Nepal Gets Help to Reduce Child Malnutrition

News Release | 1 March 2011

MANILA, PHILIPPINES - The Asian Development Bank (ADB) and Government of Japan are to help Nepal overhaul its social protection programs, with a key goal of reducing the country's stubbornly high levels of child malnutrition.

The Japan Fund for Poverty Reduction, administered by ADB, is extending a $2 million grant for a project designed to improve the planning and execution of programs to make them more inclusive and equitable. A central element will be fine tuning the country's grants system for needy children. Grants are currently available to families of children under five from the Karnali region, or from poor Dalit households, but beneficiary registration, data management, cash delivery systems, monitoring and evaluation all need to be strengthened.

"The percentage of children stunted because of malnutrition has shown little change over decades and unless efforts are scaled up, Nepal is in danger of missing a key Millennium Development Goal," said Barry J. Hitchcock, ADB's Country Director for Nepal. "This initiative will help the government to plan and execute more effective social protection programs, including improving delivery of grants to needy children."
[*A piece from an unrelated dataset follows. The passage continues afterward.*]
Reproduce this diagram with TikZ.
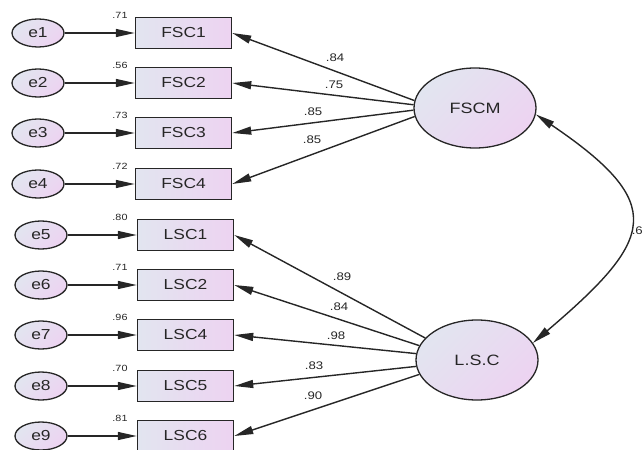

To strengthen the grants system, support will be given to the Ministry of Local Development and local bodies, working with nongovernment organizations, to identify current bottlenecks and to develop new pilot mechanisms for cash delivery and monitoring that could eventually be replicated more broadly. A community-based infant and young child feeding, training and promotion package will be set up to complement the cash grants. Training and other assistance will be given to central and local government officials to help them improve the design and delivery of protection programs and to finalize a national social protection framework.

The project will be carried out in five districts in Karnali Zone, a remote region with the lowest socioeconomic indicators in the country. Performance goals include cutting the incidence of underweight children under five years of age by at least 25% by project end, and increasing actual coverage of child grants to 85% of eligible recipients.

Along with the Japan Fund for Poverty Reduction Grant, the Government of Nepal will provide over $3.7 million, UNICEF $417,000, and communities over $29,000 in-kind, for a total investment cost of almost $6.2 million. The Ministry of Local Development will be the executing agency for the project which will run for three years and is expected to be completed by early 2014.